There are numerous references that express the conflict within Orlando's mind, his soul and his spirit in terms of the divisions between nature and science, between peace and war.  They are not the standard references of tumultuous raging of the soul - allowing the composer to whip up musical storm effects - but to "tender flakes of falling snow melted in the sunny ray", to streams, trees, flowers, "feather'd choirs" and balmy gales in a setting of fountains and gardens conjured up by the magician Zorastro in an attempt to give Orlando respite from the violence of war and the deranged thoughts that torment him.  It's even on a tree that Orlando finds the entwined engraved names of Angelica and Medoro that tips him over into madness.


The stage set used for this production at the Chamber Opera of the Theater and der Wien then is a simple one that reflects the division that has been introduced between man and nature, an outline frame representing Dorinda's house that can be reconfigured to look like a greenhouse or a birdcage depending on the context, the house adorned with plants that grow out of the heads of busts.  Zoroastro's domain is also alluded to through objects that suggest a temple to magic, science, time and learning, with an anatomy model that straddles the themes of science and nature, particularly in relation to the spiritual nature of the human heart and mind.  In many ways this represents the essential conflict at the core of Orlando, between the soul in love and the soul in torment.

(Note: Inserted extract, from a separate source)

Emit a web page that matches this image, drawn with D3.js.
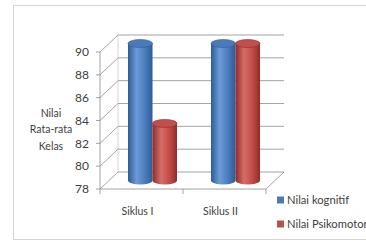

The purity and simplicity of the stage expression of the work is reflected in the musical performance of the Bach Consort Wien conducted by Rubén Dubrovsky, and in the fresh singing of the young performers from the JET.  Countertenor Rupert Enticknap is a sweet-voiced Orlando capable of great expression, if not quite reaching the extremes of the Paladin's condition.  Cigdem Soyarsian, a green-haired Angelica (all the performers had punky-coloured hairstyles), also sang the role well, delivering a particularly good 'Così giusta è questa speme'.  The other roles were also well presented, Anna Maria Sarra's Dorinda combining sweetness and melancholy in regard to Medoro and anguish defeat at the hands of Orlando.  Medoro's role in the opera was slightly trimmed here, but Gaia Petrone made a very good impression, and Igor Bakan was a solid Zoroastro.